Baitz could have scored easy points pitting the younger Wyeths, both smart and articulate, against a square, stodgy mom and dad. Instead, he has crafted an assortment of people who repeatedly defy any urge to pigeonhole or judge them - who, rather, challenge the audience to see their shared humanity in all its funny, maddening, moving variety. That humanity seems even richer, and more real, in this production than it did when "Cities" premiered off-Broadway. The expert cast, under Mantello's thoughtful direction, mines the conflicts for all their hilarity and poignance.

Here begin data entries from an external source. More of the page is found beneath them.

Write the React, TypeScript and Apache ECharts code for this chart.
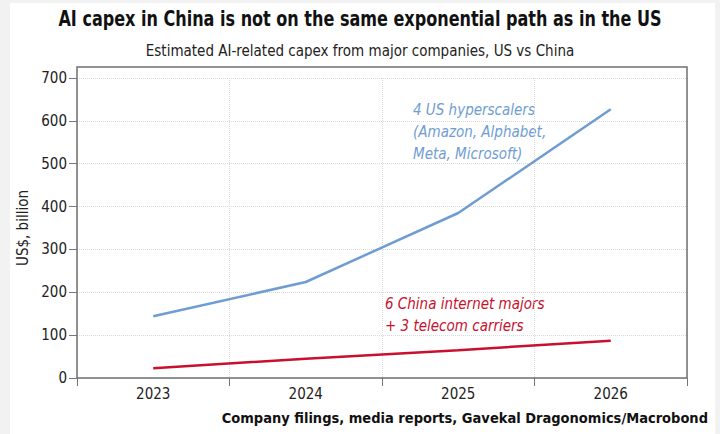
import React, { useEffect, useRef } from "react";
import * as echarts from "echarts";

const years = ["2023", "2024", "2025", "2026"];
const usHyperscalers = [144, 224, 385, 627];
const chinaMajors = [23, 45, 65, 87];
const yTicks = [0, 100, 200, 300, 400, 500, 600, 700];

const titleText = "AI capex in China is not on the same exponential path as in the US";
const subtitleText = "Estimated AI-related capex from major companies, US vs China";
const sourceText = "Company filings, media reports, Gavekal Dragonomics/Macrobond";
const usLabel = ["4 US hyperscalers", "(Amazon, Alphabet,", "Meta, Microsoft)"];
const cnLabel = ["6 China internet majors", "+ 3 telecom carriers"];

const FONT = "'Liberation Sans Narrow', 'DejaVu Sans Condensed', 'Open Sans', sans-serif";
const BLUE = "#6f9dd3";
const RED = "#c8102e";
const TXT = "#222";

export default function App() {
  const ref = useRef<HTMLDivElement>(null);
  useEffect(() => {
    if (!ref.current) return;
    const chart = echarts.init(ref.current, undefined, { renderer: "svg" });
    const option = {
      animation: false,
      backgroundColor: "#f2f2f2",
      textStyle: { fontFamily: FONT },
      grid: { left: 77, right: 33, top: 78, bottom: 56, containLabel: false },
      xAxis: {
        type: "category",
        data: years,
        boundaryGap: true,
        axisLine: { show: false },
        axisTick: { show: true, inside: false, length: 8, lineStyle: { color: "#777", width: 1 } },
        axisLabel: { color: TXT, fontSize: 15, margin: 8, fontFamily: FONT },
        splitLine: { show: true, lineStyle: { color: "#dadada", type: "dotted", width: 1 } },
      },
      yAxis: {
        type: "value",
        min: yTicks[0],
        max: yTicks[yTicks.length - 1],
        interval: 100,
        name: "US$, billion",
        nameLocation: "middle",
        nameRotate: 90,
        nameGap: 45,
        nameTextStyle: { color: TXT, fontSize: 15, fontFamily: FONT },
        axisLine: { show: false },
        axisTick: { show: true, length: 8, lineStyle: { color: "#777", width: 1 } },
        axisLabel: { color: TXT, fontSize: 15, margin: 10, fontFamily: FONT },
        splitLine: { show: true, lineStyle: { color: "#dadada", type: "dotted", width: 1 } },
      },
      title: [
        {
          text: subtitleText,
          left: "center",
          top: 38,
          textStyle: { fontSize: 15, fontWeight: "normal", color: TXT, fontFamily: FONT },
        },
      ],
      graphic: [
        {
          type: "rect",
          z: -10,
          silent: true,
          shape: { x: 10, y: 3, width: 705, height: 431 },
          style: { fill: "#ffffff" },
        },
        {
          type: "rect",
          z: 10,
          silent: true,
          shape: { x: 77, y: 67, width: 610, height: 311 },
          style: { fill: "none", stroke: "#707070", lineWidth: 1.5 },
        },
        {
          type: "text",
          x: 360,
          y: 19,
          scaleX: 0.85,
          style: {
            text: titleText,
            font: `bold 21px ${FONT}`,
            fill: "#111",
            textAlign: "center",
            textVerticalAlign: "middle",
          },
        },
        {
          type: "text",
          right: 12,
          top: 410,
          style: { text: sourceText, font: `bold 14.5px ${FONT}`, fill: "#111" },
        },
        {
          type: "text",
          left: 413,
          top: 99,
          style: { text: usLabel.join("\n"), font: `italic 15px ${FONT}`, fill: BLUE, lineHeight: 22 },
        },
        {
          type: "text",
          left: 385,
          top: 293,
          style: { text: cnLabel.join("\n"), font: `italic 15px ${FONT}`, fill: RED, lineHeight: 22 },
        },
      ],
      series: [
        {
          name: "US",
          type: "line",
          data: usHyperscalers,
          symbol: "none",
          lineStyle: { color: BLUE, width: 2.5 },
          z: 5,
        },
        {
          name: "China",
          type: "line",
          data: chinaMajors,
          symbol: "none",
          lineStyle: { color: RED, width: 2.5 },
          z: 5,
        },
      ],
    };
    chart.setOption(option as any);
    return () => chart.dispose();
  }, []);
  return (
    <div
      ref={ref}
      style={{ position: "fixed", left: 0, top: 0, width: 720, height: 434 }}
    />
  );
}
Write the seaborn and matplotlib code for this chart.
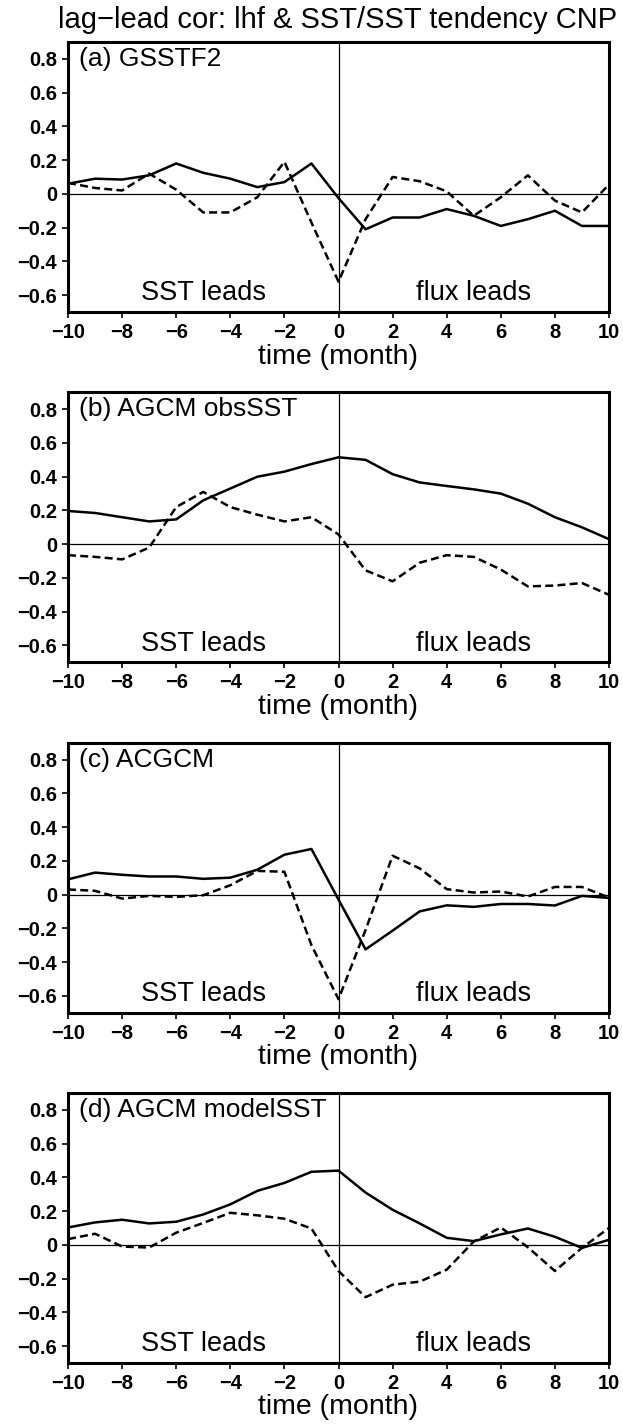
import matplotlib
matplotlib.use("Agg")
import matplotlib.pyplot as plt
import numpy as np
import pandas as pd
import seaborn as sns

sns.set_style("ticks")
plt.rcParams["font.family"] = ["Liberation Sans", "DejaVu Sans"]
plt.rcParams["text.color"] = "black"
plt.rcParams["axes.labelcolor"] = "black"
plt.rcParams["xtick.color"] = "black"
plt.rcParams["ytick.color"] = "black"

lags = list(range(-10, 11))

# (a) GSSTF2
a_sst = [0.06, 0.09, 0.085, 0.11, 0.18, 0.125, 0.09, 0.04, 0.07, 0.18, -0.025,
         -0.21, -0.14, -0.14, -0.09, -0.13, -0.19, -0.15, -0.10, -0.19, -0.19]
a_tend = [0.065, 0.035, 0.02, 0.12, 0.025, -0.11, -0.11, -0.02, 0.19, -0.17, -0.52,
          -0.15, 0.10, 0.075, 0.015, -0.13, -0.02, 0.11, -0.04, -0.11, 0.055]
# (b) AGCM obsSST
b_sst = [0.197, 0.185, 0.16, 0.135, 0.147, 0.26, 0.33, 0.40, 0.43, 0.475, 0.515,
         0.50, 0.415, 0.366, 0.345, 0.325, 0.30, 0.24, 0.16, 0.10, 0.03]
b_tend = [-0.065, -0.075, -0.09, -0.02, 0.22, 0.31, 0.22, 0.175, 0.135, 0.16, 0.058,
          -0.155, -0.22, -0.11, -0.065, -0.075, -0.15, -0.25, -0.245, -0.23, -0.30]
# (c) ACGCM
c_sst = [0.09, 0.13, 0.117, 0.107, 0.107, 0.093, 0.10, 0.147, 0.236, 0.27, -0.03,
         -0.325, -0.214, -0.10, -0.064, -0.073, -0.056, -0.056, -0.065, -0.008, -0.02]
c_tend = [0.03, 0.022, -0.024, -0.008, -0.014, -0.004, 0.055, 0.14, 0.135, -0.30, -0.62,
          -0.21, 0.23, 0.155, 0.032, 0.012, 0.018, -0.012, 0.045, 0.045, -0.018]
# (d) AGCM modelSST
d_sst = [0.103, 0.133, 0.149, 0.127, 0.137, 0.18, 0.24, 0.32, 0.367, 0.433, 0.44,
         0.31, 0.208, 0.127, 0.042, 0.022, 0.062, 0.097, 0.048, -0.018, 0.03]
d_tend = [0.034, 0.066, -0.01, -0.016, 0.072, 0.13, 0.19, 0.175, 0.155, 0.097, -0.155,
          -0.31, -0.236, -0.218, -0.147, 0.02, 0.103, -0.014, -0.155, -0.018, 0.10]

panels = [
    ("(a) GSSTF2", a_sst, a_tend),
    ("(b) AGCM obsSST", b_sst, b_tend),
    ("(c) ACGCM", c_sst, c_tend),
    ("(d) AGCM modelSST", d_sst, d_tend),
]

xticks = list(range(-10, 11, 2))
yticks = [-0.6, -0.4, -0.2, 0, 0.2, 0.4, 0.6, 0.8]


def fmt(v):
    s = "0" if abs(v) < 1e-9 else f"{abs(v):g}"
    return ("\u2212" + s) if v < 0 else s


W, H = 623, 1424
fig = plt.figure(figsize=(W / 100, H / 100), dpi=100)

for i, (label, sst, tend) in enumerate(panels):
    top_px = 42 + 350.33 * i
    ax = fig.add_axes([68 / W, 1 - (top_px + 270) / H, 541 / W, 270 / H])
    df = pd.DataFrame({"lag": lags, "sst": sst, "tend": tend})
    sns.lineplot(data=df, x="lag", y="sst", ax=ax, color="black", lw=1.8)
    sns.lineplot(data=df, x="lag", y="tend", ax=ax, color="black", lw=1.8,
                 linestyle=(0, (3.2, 1.7)))
    ax.axhline(0, color="black", lw=0.9)
    ax.axvline(0, color="black", lw=0.9)
    ax.set_xlim(-10, 10)
    ax.set_ylim(-0.7, 0.9)
    ax.set_xticks(xticks)
    ax.set_xticklabels([fmt(v) for v in xticks], fontweight="bold")
    ax.set_yticks(yticks)
    ax.set_yticklabels([fmt(v) for v in yticks], fontweight="bold")
    ax.tick_params(labelsize=14.5, length=4, width=1.2, color="black", pad=4)
    for sp in ax.spines.values():
        sp.set_visible(True)
        sp.set_color("black")
        sp.set_linewidth(2.2)
    ax.set_xlabel("time (month)", fontsize=20.5, labelpad=1)
    ax.set_ylabel("")
    ax.text(-9.6, 0.8, label, fontsize=19, va="center", ha="left")
    ax.text(-5, -0.59, "SST leads", fontsize=19.5, va="center", ha="center")
    ax.text(5, -0.59, "flux leads", fontsize=19.5, va="center", ha="center")

fig.text(337.5 / W, 1 - 28 / H, "lag\u2212lead cor: lhf & SST/SST tendency CNP",
         fontsize=21, ha="center", va="baseline")

fig.savefig("out.png", dpi=100)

Baitz's initial banter is fun, but in Act Two dimensions are added and the play becomes Tennessee-Williams-like in its recriminations, revelations, and shifting loyalties, going beyond the scope of the usual "Someone's spilling the beans" drama. As the rage boils to a head, the characters find that they never really knew each other, and they're in for a few shocks that are well played by a cast of well-knowns. In the Joe Mantello-directed production, Channing is perfection is what is basically a very Stockard Channing role, Griffiths does well with her percolating rage, and Light scores when exploding into righteousness. So, while they're altogether ooky - and sometimes downright barbaric - the Wyeths make for some very civilized theater.
June 16, 2012
The show was great...though if you lean politically right, I'd advise patience...many left during or after first act the night I was there. Second act was redeeming
The theater was a typical horrid old NYC theater:...narrow, uncomfortable seats, inconvenient washrooms (& not enough!)...view of stage from ecenter of 2nd row balcony(lower mezzanine) was partially blocked...and this interfered with beginning of second act…not really acceptable for $130+ seat!
May 27, 2012
Fabulous production with an all star cast.
April 23, 2012
Absolutely fantastic. Don't miss it.